> **MATERIAL**:
---
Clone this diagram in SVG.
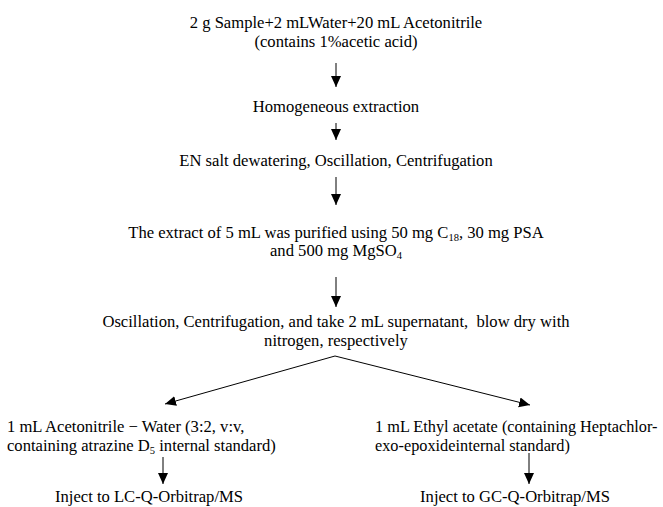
<svg xmlns="http://www.w3.org/2000/svg" width="663" height="507" viewBox="0 0 663 507">
<defs>
<marker id="ah" markerWidth="12" markerHeight="12" viewBox="0 0 12 12" refX="11" refY="6" orient="auto" markerUnits="userSpaceOnUse">
<path d="M0,1 L11,6 L0,11 Z" fill="#000"/>
</marker>
<style>
text{font-family:"Liberation Serif","Times New Roman","Noto Sans CJK SC",serif;font-size:16.6px;fill:#000}
.c{text-anchor:middle}
.sub{font-size:10.5px}
.r{font-size:16.3px}
.conn line{stroke:#000;stroke-width:1;marker-end:url(#ah)}
</style>
</defs>
<rect width="663" height="507" fill="#fff"/>
<g id="n1"><text class="c" x="336" y="28">2 g Sample+2 mLWater+20 mL Acetonitrile</text><text class="c" x="336" y="47">(contains 1%acetic acid)</text></g>
<g id="n2"><text class="c" x="336" y="112">Homogeneous extraction</text></g>
<g id="n3"><text class="c" x="336" y="166">EN salt dewatering, Oscillation, Centrifugation</text></g>
<g id="n4"><text class="c" x="336" y="238">The extract of 5 mL was purified using 50 mg C<tspan class="sub" dy="3">18</tspan><tspan dy="-3">, 30 mg PSA</tspan></text><text class="c" x="336" y="256">and 500 mg MgSO<tspan class="sub" dy="3">4</tspan></text></g>
<g id="n5"><text class="c" x="336" y="327">Oscillation, Centrifugation, and take 2 mL supernatant,&#160; blow dry with</text><text class="c" x="336" y="346">nitrogen, respectively</text></g>
<g id="n6"><text x="7" y="432">1 mL Acetonitrile − Water (3:2, v:v,</text><text x="7" y="451">containing atrazine D<tspan class="sub" dy="3">5</tspan><tspan dy="-3"> internal standard)</tspan></text></g>
<g id="n7"><text class="r" x="375" y="432">1 mL Ethyl acetate (containing Heptachlor-</text><text class="r" x="375" y="451">exo-epoxideinternal standard)</text></g>
<g id="n8"><text class="c" x="149" y="502">Inject to LC-Q-Orbitrap/MS</text></g>
<g id="n9"><text class="c" x="515" y="502">Inject to GC-Q-Orbitrap/MS</text></g>
<g id="connectors" class="conn">
<line x1="336" y1="63" x2="336" y2="87"/>
<line x1="336" y1="123" x2="336" y2="140"/>
<line x1="336" y1="177" x2="336" y2="205"/>
<line x1="336" y1="277" x2="336" y2="307"/>
<line x1="335" y1="356" x2="165" y2="404"/>
<line x1="335" y1="356" x2="530" y2="405"/>
<line x1="163" y1="457" x2="163" y2="484"/>
<line x1="529" y1="453" x2="529" y2="484"/>
</g>
</svg>
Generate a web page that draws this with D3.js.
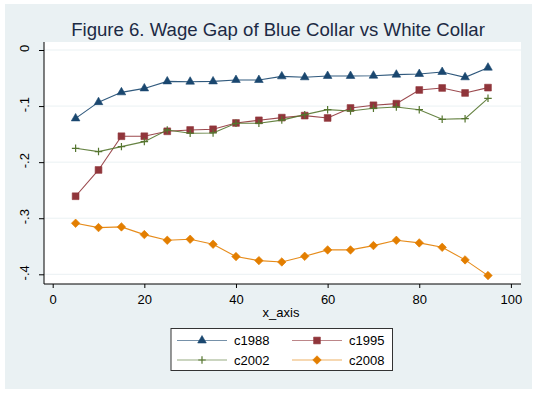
<!DOCTYPE html>
<html>
<head>
<meta charset="utf-8">
<script src="https://cdn.jsdelivr.net/npm/d3@7.9.0/dist/d3.min.js"></script>
<style>
  body { margin: 0; background: #fff; }
  svg { display: block; font-family: "Liberation Sans", Arial, sans-serif; }
</style>
</head>
<body>
<svg id="chart" width="535" height="394"></svg>
<script>
const xValues = [5, 10, 15, 20, 25, 30, 35, 40, 45, 50, 55, 60, 65, 70, 75, 80, 85, 90, 95];
const c1988 = [-0.122, -0.093, -0.0755, -0.0685, -0.056, -0.0565, -0.056, -0.0535, -0.0535, -0.047,
  -0.0487, -0.0463, -0.0463, -0.0458, -0.044, -0.0428, -0.0392, -0.0487, -0.0315];
const c1995 = [-0.2608, -0.2139, -0.1538, -0.1538, -0.145, -0.1426, -0.1414, -0.1301, -0.1254, -0.1206,
  -0.117, -0.1212, -0.1034, -0.0986, -0.0957, -0.0713, -0.0677, -0.0766, -0.0671];
const c2002 = [-0.1753, -0.1812, -0.1723, -0.1634, -0.1426, -0.1485, -0.1479, -0.1307, -0.1307, -0.125,
  -0.1153, -0.1064, -0.1087, -0.104, -0.1016, -0.1064, -0.1236, -0.1224, -0.0862];
const c2008 = [-0.309, -0.3167, -0.3155, -0.3292, -0.3393, -0.3375, -0.3464, -0.3684, -0.3756, -0.378,
  -0.3679, -0.3565, -0.3565, -0.3488, -0.3394, -0.344, -0.3519, -0.3743, -0.4023];
const xTicks = [0, 20, 40, 60, 80, 100];
const yTicks = [0, -0.1, -0.2, -0.3, -0.4];
const yTickLabels = ['0', '-.1', '-.2', '-.3', '-.4'];

// thin plus marker like stata's
const plusSymbol = {
  draw(ctx, size) {
    const r = Math.sqrt(size) / 2;
    ctx.moveTo(-r, 0); ctx.lineTo(r, 0);
    ctx.moveTo(0, -r); ctx.lineTo(0, r);
  }
};

const series = [
  { name: 'c1988', values: c1988, color: '#1a476f', symbol: d3.symbolTriangle, size: 32, rotate: 0, fill: true },
  { name: 'c1995', values: c1995, color: '#90353b', symbol: d3.symbolSquare, size: 46, rotate: 0, fill: true },
  { name: 'c2002', values: c2002, color: '#55752f', symbol: plusSymbol, size: 56, rotate: 0, fill: false },
  { name: 'c2008', values: c2008, color: '#e37e00', symbol: d3.symbolSquare, size: 36, rotate: 45, fill: true }
];

const svg = d3.select('#chart');

// outer graph region
svg.append('rect')
  .attr('x', 5).attr('y', 4).attr('width', 527).attr('height', 385)
  .attr('fill', '#eaf1f3');

const plot = { left: 44, right: 521, top: 42, bottom: 284 };

svg.append('rect')
  .attr('x', plot.left).attr('y', plot.top)
  .attr('width', plot.right - plot.left).attr('height', plot.bottom - plot.top)
  .attr('fill', '#fff');

const x = d3.scaleLinear().domain([0, 100]).range([52.7, 510.9]);
const y = d3.scaleLinear().domain([-0.4, 0]).range([274.3, 50]);

// gridlines
svg.append('g')
  .selectAll('line')
  .data(yTicks)
  .join('line')
  .attr('x1', plot.left).attr('x2', plot.right)
  .attr('y1', d => y(d)).attr('y2', d => y(d))
  .attr('stroke', '#eaf1f3').attr('stroke-width', 1);

// axes
const yAxis = d3.axisLeft(y).tickValues(yTicks).tickSize(5).tickPadding(8)
  .tickFormat((d, i) => yTickLabels[i]);
const gy = svg.append('g').attr('transform', `translate(${plot.left},0)`).call(yAxis);
gy.select('.domain').attr('d', `M0,${plot.top}V${plot.bottom}`).attr('stroke', '#000');
gy.selectAll('.tick line').attr('stroke', '#000');
gy.selectAll('.tick text')
  .attr('font-size', 13).attr('fill', '#000')
  .attr('text-anchor', 'middle')
  .attr('x', 0).attr('dy', 0)
  .attr('transform', 'translate(-15,-2) rotate(-90)');

const xAxis = d3.axisBottom(x).tickValues(xTicks).tickSize(4).tickPadding(7);
const gx = svg.append('g').attr('transform', `translate(0,${plot.bottom})`).call(xAxis);
gx.select('.domain').attr('d', `M${plot.left},0H${plot.right}`).attr('stroke', '#000');
gx.selectAll('.tick line').attr('stroke', '#000');
gx.selectAll('.tick text').attr('font-size', 13).attr('fill', '#000');

svg.append('text')
  .attr('x', 281).attr('y', 317)
  .attr('text-anchor', 'middle')
  .attr('font-size', 13)
  .text('x_axis');

svg.append('text')
  .attr('x', 278).attr('y', 36)
  .attr('text-anchor', 'middle')
  .attr('font-size', 18.6)
  .attr('fill', '#1c2a44')
  .text('Figure 6. Wage Gap of Blue Collar vs White Collar');

// lines + markers
const line = d3.line().x((d, i) => x(xValues[i])).y(d => y(d));

function marker(sel, s) {
  sel.attr('d', d3.symbol(s.symbol, s.size))
    .attr('fill', s.fill ? s.color : 'none')
    .attr('stroke', s.color)
    .attr('stroke-width', s.fill ? 0.6 : 1.2);
}

series.forEach(s => {
  const g = svg.append('g');
  g.append('path')
    .attr('d', line(s.values))
    .attr('fill', 'none')
    .attr('stroke', s.color)
    .attr('stroke-width', 1.1)
    .attr('stroke-opacity', 0.9);
  g.selectAll('path.m')
    .data(s.values)
    .join('path')
    .attr('class', 'm')
    .attr('transform', (d, i) => `translate(${x(xValues[i])},${y(d)}) rotate(${s.rotate})`)
    .call(marker, s);
});

// legend
const legend = svg.append('g');
legend.append('rect')
  .attr('x', 171).attr('y', 328.5).attr('width', 221.5).attr('height', 42)
  .attr('fill', '#fff').attr('stroke', '#333').attr('stroke-width', 1);

const legendPos = [
  { lx: 177, cy: 340.5 }, { lx: 292, cy: 340.5 },
  { lx: 177, cy: 360 }, { lx: 292, cy: 360 }
];

series.forEach((s, i) => {
  const p = legendPos[i];
  const g = legend.append('g');
  g.append('line')
    .attr('x1', p.lx).attr('x2', p.lx + 50)
    .attr('y1', p.cy).attr('y2', p.cy)
    .attr('stroke', s.color).attr('stroke-width', 1.1).attr('stroke-opacity', 0.6);
  g.append('path')
    .attr('transform', `translate(${p.lx + 25},${p.cy}) rotate(${s.rotate})`)
    .call(marker, s);
  g.append('text')
    .attr('x', p.lx + 57).attr('y', p.cy + 4.5)
    .attr('font-size', 13)
    .text(s.name);
});
</script>
</body>
</html>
---
> **PROBLEM STATEMENT**:
Without the pictures, give again exactly the lines above starting at the line containing "Generate a web" and ending at the line containing "const svg = d3.select('#chart');".

> **RESPONSE**:
Generate a web page that draws this with D3.js.
<!DOCTYPE html>
<html>
<head>
<meta charset="utf-8">
<script src="https://cdn.jsdelivr.net/npm/d3@7.9.0/dist/d3.min.js"></script>
<style>
  body { margin: 0; background: #fff; }
  svg { display: block; font-family: "Liberation Sans", Arial, sans-serif; }
</style>
</head>
<body>
<svg id="chart" width="535" height="394"></svg>
<script>
const xValues = [5, 10, 15, 20, 25, 30, 35, 40, 45, 50, 55, 60, 65, 70, 75, 80, 85, 90, 95];
const c1988 = [-0.122, -0.093, -0.0755, -0.0685, -0.056, -0.0565, -0.056, -0.0535, -0.0535, -0.047,
  -0.0487, -0.0463, -0.0463, -0.0458, -0.044, -0.0428, -0.0392, -0.0487, -0.0315];
const c1995 = [-0.2608, -0.2139, -0.1538, -0.1538, -0.145, -0.1426, -0.1414, -0.1301, -0.1254, -0.1206,
  -0.117, -0.1212, -0.1034, -0.0986, -0.0957, -0.0713, -0.0677, -0.0766, -0.0671];
const c2002 = [-0.1753, -0.1812, -0.1723, -0.1634, -0.1426, -0.1485, -0.1479, -0.1307, -0.1307, -0.125,
  -0.1153, -0.1064, -0.1087, -0.104, -0.1016, -0.1064, -0.1236, -0.1224, -0.0862];
const c2008 = [-0.309, -0.3167, -0.3155, -0.3292, -0.3393, -0.3375, -0.3464, -0.3684, -0.3756, -0.378,
  -0.3679, -0.3565, -0.3565, -0.3488, -0.3394, -0.344, -0.3519, -0.3743, -0.4023];
const xTicks = [0, 20, 40, 60, 80, 100];
const yTicks = [0, -0.1, -0.2, -0.3, -0.4];
const yTickLabels = ['0', '-.1', '-.2', '-.3', '-.4'];

// thin plus marker like stata's
const plusSymbol = {
  draw(ctx, size) {
    const r = Math.sqrt(size) / 2;
    ctx.moveTo(-r, 0); ctx.lineTo(r, 0);
    ctx.moveTo(0, -r); ctx.lineTo(0, r);
  }
};

const series = [
  { name: 'c1988', values: c1988, color: '#1a476f', symbol: d3.symbolTriangle, size: 32, rotate: 0, fill: true },
  { name: 'c1995', values: c1995, color: '#90353b', symbol: d3.symbolSquare, size: 46, rotate: 0, fill: true },
  { name: 'c2002', values: c2002, color: '#55752f', symbol: plusSymbol, size: 56, rotate: 0, fill: false },
  { name: 'c2008', values: c2008, color: '#e37e00', symbol: d3.symbolSquare, size: 36, rotate: 45, fill: true }
];

const svg = d3.select('#chart');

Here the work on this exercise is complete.